**Problem to solve:** Beginning with the line that contains "Give me the matplotlib source for this chart." and ending with the line that contains "from matplotlib.patches import Rectangle", reproduce each line exactly; include both and add nothing.
------------
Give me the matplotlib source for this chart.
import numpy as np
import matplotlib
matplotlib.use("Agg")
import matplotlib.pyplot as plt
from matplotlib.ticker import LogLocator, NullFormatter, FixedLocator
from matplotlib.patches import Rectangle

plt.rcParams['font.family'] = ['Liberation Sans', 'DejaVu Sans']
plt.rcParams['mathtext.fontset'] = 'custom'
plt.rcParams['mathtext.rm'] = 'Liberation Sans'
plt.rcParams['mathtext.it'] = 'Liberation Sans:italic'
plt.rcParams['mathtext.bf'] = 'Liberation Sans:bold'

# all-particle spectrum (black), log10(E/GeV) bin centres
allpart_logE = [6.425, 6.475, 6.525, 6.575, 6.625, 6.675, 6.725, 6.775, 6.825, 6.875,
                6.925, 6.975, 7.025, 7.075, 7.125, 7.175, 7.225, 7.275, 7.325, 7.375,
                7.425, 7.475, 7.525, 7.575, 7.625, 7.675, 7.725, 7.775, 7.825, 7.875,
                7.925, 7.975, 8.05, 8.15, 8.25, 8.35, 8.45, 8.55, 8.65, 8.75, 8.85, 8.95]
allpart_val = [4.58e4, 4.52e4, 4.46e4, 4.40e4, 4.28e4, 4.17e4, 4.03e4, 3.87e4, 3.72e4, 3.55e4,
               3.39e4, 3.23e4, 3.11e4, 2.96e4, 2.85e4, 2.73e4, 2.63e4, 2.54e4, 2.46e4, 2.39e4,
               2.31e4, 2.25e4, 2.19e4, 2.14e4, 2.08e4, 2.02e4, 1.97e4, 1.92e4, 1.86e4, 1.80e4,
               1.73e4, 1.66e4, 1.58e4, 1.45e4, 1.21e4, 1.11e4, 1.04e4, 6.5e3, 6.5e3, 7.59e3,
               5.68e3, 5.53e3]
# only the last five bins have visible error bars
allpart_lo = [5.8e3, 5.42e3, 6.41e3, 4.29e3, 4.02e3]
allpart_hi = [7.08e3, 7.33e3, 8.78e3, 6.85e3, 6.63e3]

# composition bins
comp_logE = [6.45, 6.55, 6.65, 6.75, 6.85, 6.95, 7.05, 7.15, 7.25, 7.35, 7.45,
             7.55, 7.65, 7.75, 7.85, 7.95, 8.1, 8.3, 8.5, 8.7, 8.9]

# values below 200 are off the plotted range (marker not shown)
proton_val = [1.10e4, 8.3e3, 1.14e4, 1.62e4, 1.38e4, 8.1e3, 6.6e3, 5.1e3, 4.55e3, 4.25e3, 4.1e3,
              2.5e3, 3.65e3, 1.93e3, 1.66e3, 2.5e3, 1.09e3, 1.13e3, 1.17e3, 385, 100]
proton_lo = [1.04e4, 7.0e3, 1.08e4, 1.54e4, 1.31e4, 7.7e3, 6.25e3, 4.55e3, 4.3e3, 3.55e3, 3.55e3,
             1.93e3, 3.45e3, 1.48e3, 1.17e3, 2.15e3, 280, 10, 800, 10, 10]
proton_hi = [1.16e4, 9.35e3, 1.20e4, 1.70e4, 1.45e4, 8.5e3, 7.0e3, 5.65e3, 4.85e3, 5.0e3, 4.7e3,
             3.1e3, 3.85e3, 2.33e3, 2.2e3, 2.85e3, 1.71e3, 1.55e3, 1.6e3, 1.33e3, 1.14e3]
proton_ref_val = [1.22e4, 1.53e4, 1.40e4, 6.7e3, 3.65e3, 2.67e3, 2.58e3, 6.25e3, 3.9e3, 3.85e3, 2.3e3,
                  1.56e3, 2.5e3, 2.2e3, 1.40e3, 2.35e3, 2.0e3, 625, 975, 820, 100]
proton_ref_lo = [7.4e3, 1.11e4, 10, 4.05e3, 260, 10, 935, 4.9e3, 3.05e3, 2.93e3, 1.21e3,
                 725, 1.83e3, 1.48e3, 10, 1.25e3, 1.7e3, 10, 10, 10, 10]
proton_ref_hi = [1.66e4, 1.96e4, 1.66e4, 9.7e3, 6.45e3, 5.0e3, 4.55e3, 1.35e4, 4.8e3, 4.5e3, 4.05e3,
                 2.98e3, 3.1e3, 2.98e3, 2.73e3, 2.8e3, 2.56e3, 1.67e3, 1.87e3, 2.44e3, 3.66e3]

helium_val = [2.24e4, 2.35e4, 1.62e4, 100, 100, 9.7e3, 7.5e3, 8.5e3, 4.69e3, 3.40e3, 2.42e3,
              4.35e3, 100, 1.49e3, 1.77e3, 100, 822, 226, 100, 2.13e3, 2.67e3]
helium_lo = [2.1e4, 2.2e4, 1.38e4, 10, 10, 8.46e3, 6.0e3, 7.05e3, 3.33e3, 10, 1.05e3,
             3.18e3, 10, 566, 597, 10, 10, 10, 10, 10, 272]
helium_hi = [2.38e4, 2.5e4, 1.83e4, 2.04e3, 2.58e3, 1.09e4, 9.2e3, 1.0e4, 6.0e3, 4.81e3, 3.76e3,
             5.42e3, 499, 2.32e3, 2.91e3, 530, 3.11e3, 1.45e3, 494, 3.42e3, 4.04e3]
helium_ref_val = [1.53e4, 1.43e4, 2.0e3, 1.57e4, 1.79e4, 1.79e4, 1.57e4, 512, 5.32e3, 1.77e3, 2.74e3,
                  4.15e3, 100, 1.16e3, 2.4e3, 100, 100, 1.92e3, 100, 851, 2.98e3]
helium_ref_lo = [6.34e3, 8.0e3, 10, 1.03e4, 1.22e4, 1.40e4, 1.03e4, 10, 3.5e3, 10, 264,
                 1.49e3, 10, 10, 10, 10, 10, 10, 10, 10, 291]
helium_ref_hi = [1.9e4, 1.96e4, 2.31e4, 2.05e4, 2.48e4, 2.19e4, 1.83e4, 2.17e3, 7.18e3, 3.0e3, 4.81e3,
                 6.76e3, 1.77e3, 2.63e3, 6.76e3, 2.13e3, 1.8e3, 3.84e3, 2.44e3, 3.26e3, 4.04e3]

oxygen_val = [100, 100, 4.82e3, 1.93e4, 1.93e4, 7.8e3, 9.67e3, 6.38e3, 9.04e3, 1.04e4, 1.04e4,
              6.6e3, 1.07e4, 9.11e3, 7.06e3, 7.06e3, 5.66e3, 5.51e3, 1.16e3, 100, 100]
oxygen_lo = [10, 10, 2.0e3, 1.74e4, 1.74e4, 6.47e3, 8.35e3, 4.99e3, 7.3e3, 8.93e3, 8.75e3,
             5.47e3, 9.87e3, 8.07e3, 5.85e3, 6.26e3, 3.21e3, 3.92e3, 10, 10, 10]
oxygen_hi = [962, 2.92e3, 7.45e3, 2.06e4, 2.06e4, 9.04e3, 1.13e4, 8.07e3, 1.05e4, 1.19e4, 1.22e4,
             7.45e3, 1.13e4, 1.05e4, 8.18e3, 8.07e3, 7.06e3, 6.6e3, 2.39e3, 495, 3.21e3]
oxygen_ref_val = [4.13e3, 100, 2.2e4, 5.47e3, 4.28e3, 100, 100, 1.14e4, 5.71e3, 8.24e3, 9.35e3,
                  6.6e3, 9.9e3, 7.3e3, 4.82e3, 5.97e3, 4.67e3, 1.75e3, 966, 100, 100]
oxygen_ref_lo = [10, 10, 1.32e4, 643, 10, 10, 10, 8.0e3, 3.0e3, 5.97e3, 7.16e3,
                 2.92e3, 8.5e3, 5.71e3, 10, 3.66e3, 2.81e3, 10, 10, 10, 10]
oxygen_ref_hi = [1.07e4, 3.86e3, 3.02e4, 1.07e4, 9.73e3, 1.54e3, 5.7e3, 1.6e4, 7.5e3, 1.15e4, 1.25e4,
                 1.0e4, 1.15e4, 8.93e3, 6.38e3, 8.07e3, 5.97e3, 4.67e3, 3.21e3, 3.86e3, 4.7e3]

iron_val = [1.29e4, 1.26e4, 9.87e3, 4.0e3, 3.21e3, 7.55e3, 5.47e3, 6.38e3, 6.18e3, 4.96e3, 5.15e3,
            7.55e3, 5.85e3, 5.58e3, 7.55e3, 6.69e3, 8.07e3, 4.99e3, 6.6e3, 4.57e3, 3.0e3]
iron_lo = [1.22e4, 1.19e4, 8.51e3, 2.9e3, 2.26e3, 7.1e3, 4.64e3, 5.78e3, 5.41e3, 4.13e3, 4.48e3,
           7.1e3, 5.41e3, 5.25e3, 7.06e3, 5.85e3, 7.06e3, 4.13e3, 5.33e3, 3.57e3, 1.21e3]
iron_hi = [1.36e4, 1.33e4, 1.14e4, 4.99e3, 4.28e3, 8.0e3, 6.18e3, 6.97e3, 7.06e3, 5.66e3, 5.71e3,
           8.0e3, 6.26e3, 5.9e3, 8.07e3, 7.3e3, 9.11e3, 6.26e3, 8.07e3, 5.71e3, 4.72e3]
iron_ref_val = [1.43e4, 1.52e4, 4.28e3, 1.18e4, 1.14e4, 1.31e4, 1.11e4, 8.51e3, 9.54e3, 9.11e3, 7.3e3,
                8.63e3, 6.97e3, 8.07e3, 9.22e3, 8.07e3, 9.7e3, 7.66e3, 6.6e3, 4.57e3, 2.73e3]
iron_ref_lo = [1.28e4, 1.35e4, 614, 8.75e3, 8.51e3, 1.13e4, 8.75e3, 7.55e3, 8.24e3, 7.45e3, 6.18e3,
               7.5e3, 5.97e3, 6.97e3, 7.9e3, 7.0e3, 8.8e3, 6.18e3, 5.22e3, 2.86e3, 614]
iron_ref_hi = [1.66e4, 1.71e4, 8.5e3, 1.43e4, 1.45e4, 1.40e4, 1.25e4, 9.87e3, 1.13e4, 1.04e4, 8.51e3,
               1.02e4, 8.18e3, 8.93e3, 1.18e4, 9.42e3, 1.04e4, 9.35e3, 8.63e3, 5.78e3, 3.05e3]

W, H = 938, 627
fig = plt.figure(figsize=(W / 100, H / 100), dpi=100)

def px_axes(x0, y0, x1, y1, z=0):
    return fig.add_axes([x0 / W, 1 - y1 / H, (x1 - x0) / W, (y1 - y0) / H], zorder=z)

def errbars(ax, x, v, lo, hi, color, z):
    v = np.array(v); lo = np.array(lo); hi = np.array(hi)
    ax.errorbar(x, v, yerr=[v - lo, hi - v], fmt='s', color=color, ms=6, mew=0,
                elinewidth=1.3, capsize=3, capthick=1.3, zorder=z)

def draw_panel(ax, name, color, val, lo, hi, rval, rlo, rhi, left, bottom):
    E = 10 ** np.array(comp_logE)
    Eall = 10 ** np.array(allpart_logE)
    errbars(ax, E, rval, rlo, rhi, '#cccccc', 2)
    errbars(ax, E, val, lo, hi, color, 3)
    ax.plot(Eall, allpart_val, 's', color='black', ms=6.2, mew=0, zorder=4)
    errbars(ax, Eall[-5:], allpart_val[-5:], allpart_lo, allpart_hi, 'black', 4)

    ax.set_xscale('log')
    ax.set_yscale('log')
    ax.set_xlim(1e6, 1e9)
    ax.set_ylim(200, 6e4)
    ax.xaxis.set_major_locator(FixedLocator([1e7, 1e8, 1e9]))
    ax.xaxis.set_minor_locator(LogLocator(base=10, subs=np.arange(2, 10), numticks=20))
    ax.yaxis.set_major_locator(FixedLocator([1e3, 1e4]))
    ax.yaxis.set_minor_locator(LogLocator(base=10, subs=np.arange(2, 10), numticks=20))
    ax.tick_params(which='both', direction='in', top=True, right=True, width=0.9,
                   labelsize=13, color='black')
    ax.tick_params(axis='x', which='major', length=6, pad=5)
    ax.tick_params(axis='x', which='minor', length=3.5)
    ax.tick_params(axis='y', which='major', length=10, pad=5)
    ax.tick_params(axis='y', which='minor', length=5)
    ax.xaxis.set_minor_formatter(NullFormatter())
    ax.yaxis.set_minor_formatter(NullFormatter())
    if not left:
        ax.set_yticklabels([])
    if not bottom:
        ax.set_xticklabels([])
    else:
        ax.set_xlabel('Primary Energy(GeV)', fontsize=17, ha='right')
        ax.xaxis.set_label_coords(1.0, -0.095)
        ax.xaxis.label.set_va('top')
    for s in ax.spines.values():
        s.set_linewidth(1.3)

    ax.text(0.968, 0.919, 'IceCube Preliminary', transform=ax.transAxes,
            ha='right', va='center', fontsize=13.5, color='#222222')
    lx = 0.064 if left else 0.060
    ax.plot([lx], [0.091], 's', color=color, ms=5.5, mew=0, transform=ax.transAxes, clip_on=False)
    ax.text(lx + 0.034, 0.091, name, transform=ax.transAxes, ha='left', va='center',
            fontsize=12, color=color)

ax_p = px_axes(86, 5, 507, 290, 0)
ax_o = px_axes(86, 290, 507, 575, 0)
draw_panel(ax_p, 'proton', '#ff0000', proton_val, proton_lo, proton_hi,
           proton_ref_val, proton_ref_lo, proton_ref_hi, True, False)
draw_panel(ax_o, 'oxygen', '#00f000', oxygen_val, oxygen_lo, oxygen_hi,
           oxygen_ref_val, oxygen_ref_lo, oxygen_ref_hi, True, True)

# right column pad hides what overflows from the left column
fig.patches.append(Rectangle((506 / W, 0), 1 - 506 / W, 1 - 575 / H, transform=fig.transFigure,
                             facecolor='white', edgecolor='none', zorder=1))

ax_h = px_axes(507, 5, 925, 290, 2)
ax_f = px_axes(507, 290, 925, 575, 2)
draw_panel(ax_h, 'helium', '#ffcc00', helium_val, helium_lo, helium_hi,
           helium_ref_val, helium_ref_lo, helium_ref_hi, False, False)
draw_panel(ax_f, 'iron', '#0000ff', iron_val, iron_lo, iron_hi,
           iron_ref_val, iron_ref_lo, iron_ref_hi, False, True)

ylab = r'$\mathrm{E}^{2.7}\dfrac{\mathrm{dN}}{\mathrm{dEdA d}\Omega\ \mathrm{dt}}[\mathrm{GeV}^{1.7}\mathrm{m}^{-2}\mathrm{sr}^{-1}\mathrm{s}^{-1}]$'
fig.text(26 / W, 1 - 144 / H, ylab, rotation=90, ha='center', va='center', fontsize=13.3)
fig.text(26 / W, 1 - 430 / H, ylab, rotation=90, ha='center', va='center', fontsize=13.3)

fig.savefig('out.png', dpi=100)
------------
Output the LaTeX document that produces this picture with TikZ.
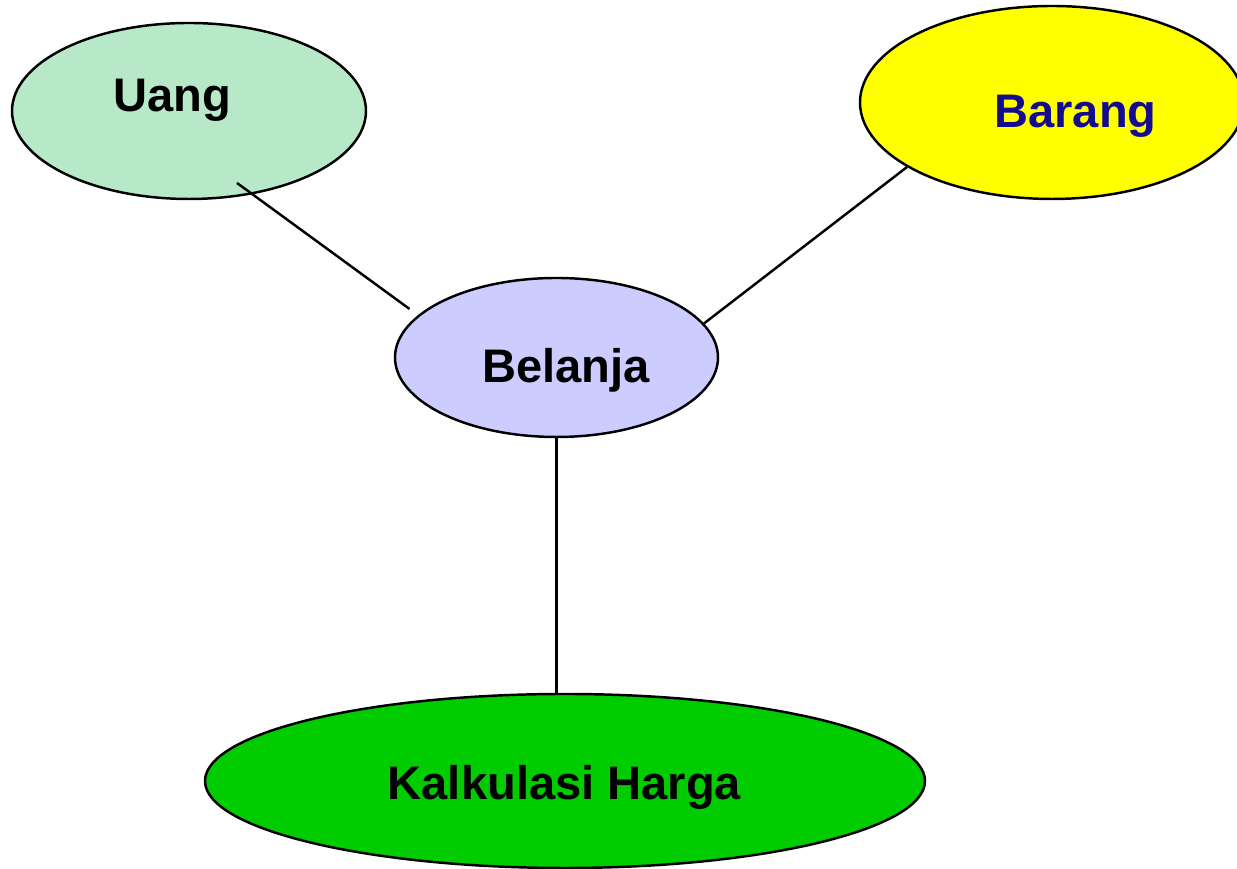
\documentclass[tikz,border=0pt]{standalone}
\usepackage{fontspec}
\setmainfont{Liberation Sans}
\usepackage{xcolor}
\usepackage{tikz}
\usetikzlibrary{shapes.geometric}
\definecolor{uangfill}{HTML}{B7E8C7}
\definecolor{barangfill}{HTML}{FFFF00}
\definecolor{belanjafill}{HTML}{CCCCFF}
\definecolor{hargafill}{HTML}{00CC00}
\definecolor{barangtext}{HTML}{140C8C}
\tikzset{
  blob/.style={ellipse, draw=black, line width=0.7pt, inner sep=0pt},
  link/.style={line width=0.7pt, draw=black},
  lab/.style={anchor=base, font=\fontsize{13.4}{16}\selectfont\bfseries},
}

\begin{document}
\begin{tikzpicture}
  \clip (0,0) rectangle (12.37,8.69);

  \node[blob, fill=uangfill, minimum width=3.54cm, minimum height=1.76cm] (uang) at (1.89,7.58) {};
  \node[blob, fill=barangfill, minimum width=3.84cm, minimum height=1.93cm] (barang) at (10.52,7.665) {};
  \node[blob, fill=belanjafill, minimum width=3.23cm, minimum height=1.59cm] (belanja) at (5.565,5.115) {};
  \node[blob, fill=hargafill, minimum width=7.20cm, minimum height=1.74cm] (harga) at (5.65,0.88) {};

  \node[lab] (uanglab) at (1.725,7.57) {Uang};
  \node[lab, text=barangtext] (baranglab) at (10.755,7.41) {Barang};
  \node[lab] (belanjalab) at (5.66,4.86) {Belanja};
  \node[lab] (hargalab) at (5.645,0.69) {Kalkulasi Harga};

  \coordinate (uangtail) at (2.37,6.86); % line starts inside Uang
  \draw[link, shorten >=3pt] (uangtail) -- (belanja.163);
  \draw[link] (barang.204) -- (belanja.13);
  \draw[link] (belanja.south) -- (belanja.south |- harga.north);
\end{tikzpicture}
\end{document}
------------
**Response to the task:**
Give me the matplotlib source for this chart.
import numpy as np
import matplotlib
matplotlib.use("Agg")
import matplotlib.pyplot as plt
from matplotlib.ticker import LogLocator, NullFormatter, FixedLocator
from matplotlib.patches import Rectangle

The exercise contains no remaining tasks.